--- start of Items ---

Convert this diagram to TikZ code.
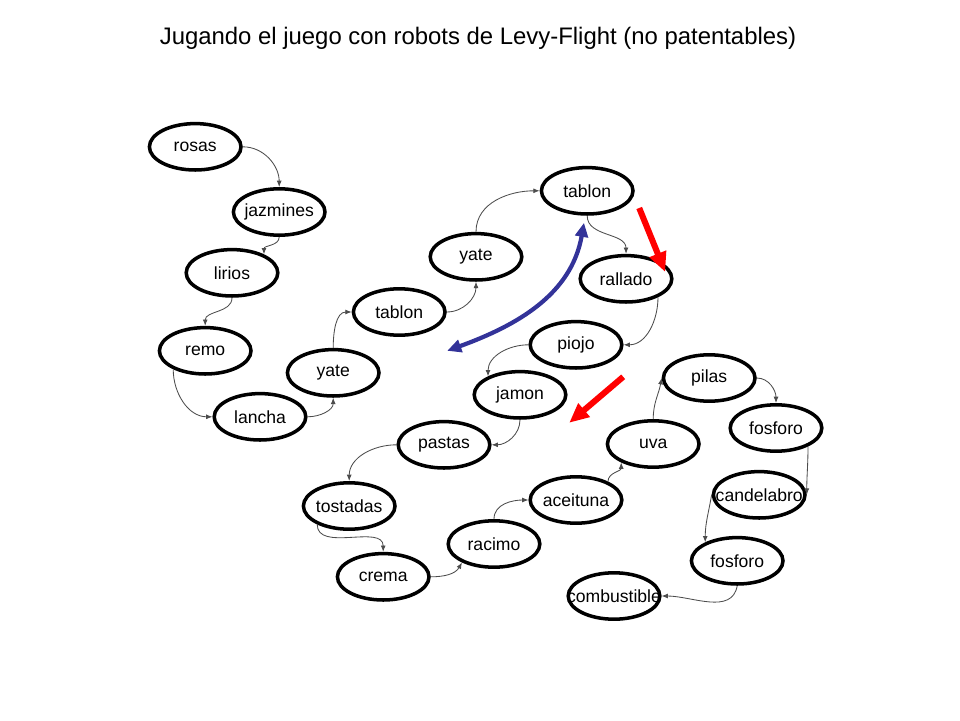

--- end of Items ---
--- start of Items ---

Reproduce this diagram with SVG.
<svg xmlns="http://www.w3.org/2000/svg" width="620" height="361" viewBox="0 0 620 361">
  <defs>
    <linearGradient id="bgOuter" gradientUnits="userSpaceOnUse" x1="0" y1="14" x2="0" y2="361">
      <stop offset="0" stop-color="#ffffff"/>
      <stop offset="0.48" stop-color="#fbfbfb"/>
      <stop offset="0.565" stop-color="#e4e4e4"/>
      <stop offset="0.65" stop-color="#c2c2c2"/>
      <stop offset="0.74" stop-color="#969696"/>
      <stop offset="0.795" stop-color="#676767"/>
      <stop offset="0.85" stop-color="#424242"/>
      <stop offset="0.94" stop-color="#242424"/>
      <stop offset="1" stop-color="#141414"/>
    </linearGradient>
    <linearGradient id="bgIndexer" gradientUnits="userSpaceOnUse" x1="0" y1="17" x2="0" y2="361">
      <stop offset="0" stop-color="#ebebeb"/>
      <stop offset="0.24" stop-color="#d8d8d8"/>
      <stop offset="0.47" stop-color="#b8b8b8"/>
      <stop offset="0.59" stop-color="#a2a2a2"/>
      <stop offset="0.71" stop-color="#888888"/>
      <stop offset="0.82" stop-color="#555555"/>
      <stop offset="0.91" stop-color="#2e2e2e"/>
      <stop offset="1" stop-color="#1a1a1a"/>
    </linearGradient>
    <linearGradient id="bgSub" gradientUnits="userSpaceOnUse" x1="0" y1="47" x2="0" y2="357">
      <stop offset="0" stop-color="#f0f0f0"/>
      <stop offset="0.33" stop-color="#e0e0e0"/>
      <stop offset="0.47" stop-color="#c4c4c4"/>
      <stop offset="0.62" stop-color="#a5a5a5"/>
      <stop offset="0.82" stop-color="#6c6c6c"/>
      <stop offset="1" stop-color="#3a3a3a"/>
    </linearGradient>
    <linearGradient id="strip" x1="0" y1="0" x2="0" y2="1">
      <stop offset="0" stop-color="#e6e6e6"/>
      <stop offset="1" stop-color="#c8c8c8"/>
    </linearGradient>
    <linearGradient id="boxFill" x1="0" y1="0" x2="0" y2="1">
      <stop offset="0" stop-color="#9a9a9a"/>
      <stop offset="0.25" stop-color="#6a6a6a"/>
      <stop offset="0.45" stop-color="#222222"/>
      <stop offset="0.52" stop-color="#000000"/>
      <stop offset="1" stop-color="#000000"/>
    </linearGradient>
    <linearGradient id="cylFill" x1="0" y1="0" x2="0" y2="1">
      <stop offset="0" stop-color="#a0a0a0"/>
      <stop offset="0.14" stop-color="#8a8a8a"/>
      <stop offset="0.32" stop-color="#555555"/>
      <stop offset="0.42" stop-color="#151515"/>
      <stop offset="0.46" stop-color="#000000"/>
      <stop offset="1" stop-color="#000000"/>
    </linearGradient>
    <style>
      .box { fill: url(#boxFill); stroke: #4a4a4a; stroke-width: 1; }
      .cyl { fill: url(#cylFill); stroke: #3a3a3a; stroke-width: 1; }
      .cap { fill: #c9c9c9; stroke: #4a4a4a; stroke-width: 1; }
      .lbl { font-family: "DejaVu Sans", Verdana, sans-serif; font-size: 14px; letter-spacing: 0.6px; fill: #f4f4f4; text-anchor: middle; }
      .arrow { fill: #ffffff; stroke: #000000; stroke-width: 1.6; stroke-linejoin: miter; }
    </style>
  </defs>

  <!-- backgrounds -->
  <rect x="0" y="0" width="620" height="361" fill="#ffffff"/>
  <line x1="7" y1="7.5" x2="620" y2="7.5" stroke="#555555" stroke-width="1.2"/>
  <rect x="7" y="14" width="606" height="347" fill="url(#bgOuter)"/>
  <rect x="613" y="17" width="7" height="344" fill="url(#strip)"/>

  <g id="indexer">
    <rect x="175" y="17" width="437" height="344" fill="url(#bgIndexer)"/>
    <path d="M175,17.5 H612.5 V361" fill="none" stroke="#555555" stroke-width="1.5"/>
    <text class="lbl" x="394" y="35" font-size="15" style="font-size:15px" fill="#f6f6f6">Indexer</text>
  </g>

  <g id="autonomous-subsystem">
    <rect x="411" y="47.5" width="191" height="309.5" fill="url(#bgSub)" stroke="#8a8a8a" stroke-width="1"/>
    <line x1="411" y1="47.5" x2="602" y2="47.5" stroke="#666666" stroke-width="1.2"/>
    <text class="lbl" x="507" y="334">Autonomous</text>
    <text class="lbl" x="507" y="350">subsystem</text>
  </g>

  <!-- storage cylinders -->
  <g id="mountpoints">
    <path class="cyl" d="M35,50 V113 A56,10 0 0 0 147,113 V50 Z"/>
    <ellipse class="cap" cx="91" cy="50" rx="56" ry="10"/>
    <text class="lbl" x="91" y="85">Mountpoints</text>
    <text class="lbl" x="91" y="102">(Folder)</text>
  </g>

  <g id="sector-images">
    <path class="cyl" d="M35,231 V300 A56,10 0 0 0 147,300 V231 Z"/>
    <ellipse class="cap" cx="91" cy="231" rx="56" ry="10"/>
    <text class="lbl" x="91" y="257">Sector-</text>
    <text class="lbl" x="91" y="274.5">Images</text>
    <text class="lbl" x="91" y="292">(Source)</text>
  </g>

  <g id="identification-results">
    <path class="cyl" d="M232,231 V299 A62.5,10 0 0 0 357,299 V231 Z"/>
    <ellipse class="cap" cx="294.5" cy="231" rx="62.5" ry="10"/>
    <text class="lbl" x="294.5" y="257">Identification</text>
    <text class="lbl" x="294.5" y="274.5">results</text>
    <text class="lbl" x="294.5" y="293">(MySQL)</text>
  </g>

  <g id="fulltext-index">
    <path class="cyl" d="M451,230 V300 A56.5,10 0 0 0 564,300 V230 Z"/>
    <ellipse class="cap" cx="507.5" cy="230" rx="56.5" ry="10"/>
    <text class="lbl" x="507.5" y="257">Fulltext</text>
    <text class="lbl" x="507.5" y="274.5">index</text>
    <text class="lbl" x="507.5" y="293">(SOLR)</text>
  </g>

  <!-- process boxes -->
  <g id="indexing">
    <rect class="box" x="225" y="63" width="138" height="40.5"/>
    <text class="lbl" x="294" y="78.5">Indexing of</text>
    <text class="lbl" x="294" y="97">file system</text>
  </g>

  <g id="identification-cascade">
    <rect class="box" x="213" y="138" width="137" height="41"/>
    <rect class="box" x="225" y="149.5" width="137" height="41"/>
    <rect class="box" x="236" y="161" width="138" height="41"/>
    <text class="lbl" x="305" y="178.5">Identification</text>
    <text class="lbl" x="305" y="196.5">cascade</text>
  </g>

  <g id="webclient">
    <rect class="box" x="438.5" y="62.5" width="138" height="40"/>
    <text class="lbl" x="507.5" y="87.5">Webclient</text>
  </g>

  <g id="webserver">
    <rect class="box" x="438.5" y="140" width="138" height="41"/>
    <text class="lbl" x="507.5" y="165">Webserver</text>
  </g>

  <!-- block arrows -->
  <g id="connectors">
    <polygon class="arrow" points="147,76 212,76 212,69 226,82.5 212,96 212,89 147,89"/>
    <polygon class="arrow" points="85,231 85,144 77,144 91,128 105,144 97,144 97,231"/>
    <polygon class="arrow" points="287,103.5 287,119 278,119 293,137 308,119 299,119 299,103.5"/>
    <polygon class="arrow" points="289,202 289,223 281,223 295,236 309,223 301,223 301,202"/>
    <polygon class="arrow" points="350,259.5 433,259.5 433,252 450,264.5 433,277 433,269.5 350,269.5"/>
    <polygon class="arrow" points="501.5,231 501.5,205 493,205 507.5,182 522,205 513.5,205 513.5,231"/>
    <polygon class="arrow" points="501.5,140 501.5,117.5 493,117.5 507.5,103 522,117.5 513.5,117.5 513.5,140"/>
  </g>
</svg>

--- end of Items ---

- Exercise details
Identify and copy the lines holding the word "this".

- Task output
Convert this diagram to TikZ code.
Reproduce this diagram with SVG.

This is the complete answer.